Before I could finish what I'd wanted to say to him, I heard my grandfather all at once again. I felt the breath leave me as if I'd taken a punch to the gut, but I had to ask. I said, “Dad, how did Granddad cope with all this?”





“Cope? He wouldn't attend the trial. He—”





“I don't mean the trial. I mean Sonia. How she … how she was.”





And I can hear him, Dr. Rose. I can hear him howling as he always howled—Lear-like—although the storm that raged round him was not of the moors but of his own mind. Freaks! he's shouting. You're capable of giving me nothing but freaks! There's spittle at the corners of his mouth, and although my grandmother takes his arm and murmurs his name, he hears and is aware of nothing but the wind and the rain and the thunder in his head.

Dad said, “Your grandfather was a troubled man, Gideon.
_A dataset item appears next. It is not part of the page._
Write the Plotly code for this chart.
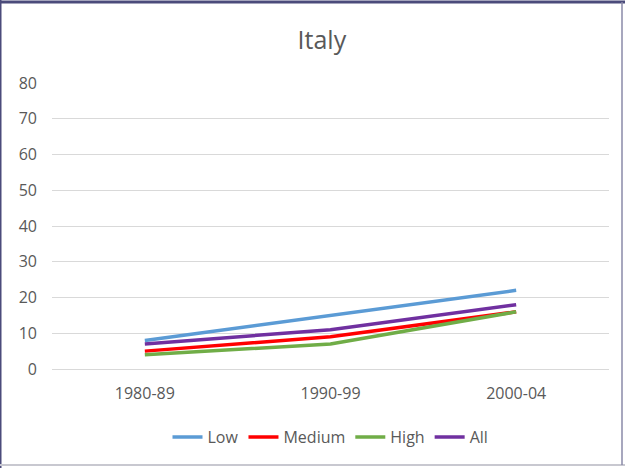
import plotly.graph_objects as go

# Categories and series values
periods = ["1980-89", "1990-99", "2000-04"]
low = [8, 15, 22]
medium = [5, 9, 16]
high = [4, 7, 16]
all_levels = [7, 11, 18]

series_names = ["Low", "Medium", "High", "All"]
series_values = [low, medium, high, all_levels]
series_colors = ["#5B9BD5", "#FF0000", "#70AD47", "#7030A0"]

y_ticks = [0, 10, 20, 30, 40, 50, 60, 70, 80]

fig = go.Figure()
for name, vals, color in zip(series_names, series_values, series_colors):
    fig.add_trace(go.Scatter(
        x=periods, y=vals, name=name, mode="lines",
        line=dict(color=color, width=3.5),
    ))

font_family = "Open Sans, Lato, sans-serif"
text_color = "#595959"

fig.update_layout(
    width=625, height=468,
    margin=dict(l=52, r=16, t=83, b=99),
    paper_bgcolor="white", plot_bgcolor="white",
    font=dict(family=font_family, size=16, color=text_color),
    title=dict(text="Italy", x=0.515, xanchor="center", y=0.915, yanchor="middle",
               font=dict(size=25, color=text_color, family=font_family)),
    xaxis=dict(
        type="category", range=[-0.5, 2.5], showgrid=False, zeroline=False,
        showline=False, ticks="", tickfont=dict(size=16, color=text_color),
        ticklabelstandoff=13,
    ),
    yaxis=dict(
        range=[0, 80], tickvals=y_ticks, showgrid=True, gridcolor="#D9D9D9",
        gridwidth=1, zeroline=True, zerolinecolor="#D9D9D9", zerolinewidth=1,
        showline=False, ticks="", tickfont=dict(size=16, color=text_color),
        ticklabelstandoff=14,
    ),
    legend=dict(
        orientation="h", x=0.5, xanchor="center", y=-0.238, yanchor="middle",
        font=dict(size=16, color=text_color),
        tracegroupgap=0, bgcolor="rgba(0,0,0,0)",
    ),
    showlegend=True,
)

# Outer chart frame
fig.add_shape(type="line", xref="paper", yref="paper", x0=-52/557, x1=-52/557,
              y0=-99/286, y1=1 + 83/286, line=dict(color="#4B4B7B", width=3))
fig.add_shape(type="line", xref="paper", yref="paper", x0=-52/557, x1=1 + 16/557,
              y0=1 + 81/286, y1=1 + 81/286, line=dict(color="#4B4B7B", width=3))
fig.add_shape(type="line", xref="paper", yref="paper", x0=-52/557, x1=1 + 16/557,
              y0=-96/286, y1=-96/286, line=dict(color="#C8C8D0", width=2))
fig.add_shape(type="line", xref="paper", yref="paper", x0=1 + 13/557, x1=1 + 13/557,
              y0=-96/286, y1=1 + 81/286, line=dict(color="#8A8AA8", width=1.5))

fig.write_html("out.html")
But a great and good man. His demons were fierce, but so was his battle against them.”





“Did he love her?” I asked. “Did he hold her? Did he play with her? Did he think of her as his grandchild?”





“Sonia was ill for a great part of the time she was with us. She was very fragile.”





“So he didn't, did he?” I asked my father. “He didn't … anything.”





Dad made no reply. Instead, he rose and walked to the railing. The Old English sheep dog yelped in near soundlessness, pawing at his own rails with an eagerness that was as obvious as it was pathetic. “Why do they do that to animals?” Dad said. “For the love of God, it's so bloody unnatural. If people want a pet, they should accommodate the pet. If they don't, they should damn well get rid of it.”





“You aren't going to tell me, are you?” I asked him. “About Granddad and Sonia. You aren't going to tell me.”





“Your grandfather was who your grandfather was,” my father replied. And that was the end of it.

8





LIBERTY NEALE KNEW that if she'd only had the luck to meet Rock Peters somewhere in Mexico and to marry him there, she wouldn't have been in her current position because she could have divorced the creep in a micro-flash and that would have been the end of it. But no, she hadn't met him in Mexico. She hadn't even gone to Mexico. She'd come to England because she'd been such a total zero in foreign language in high school that England was the closest place to California that resembled a foreign country, where people spoke a language that Libby understood. Canada hardly counted.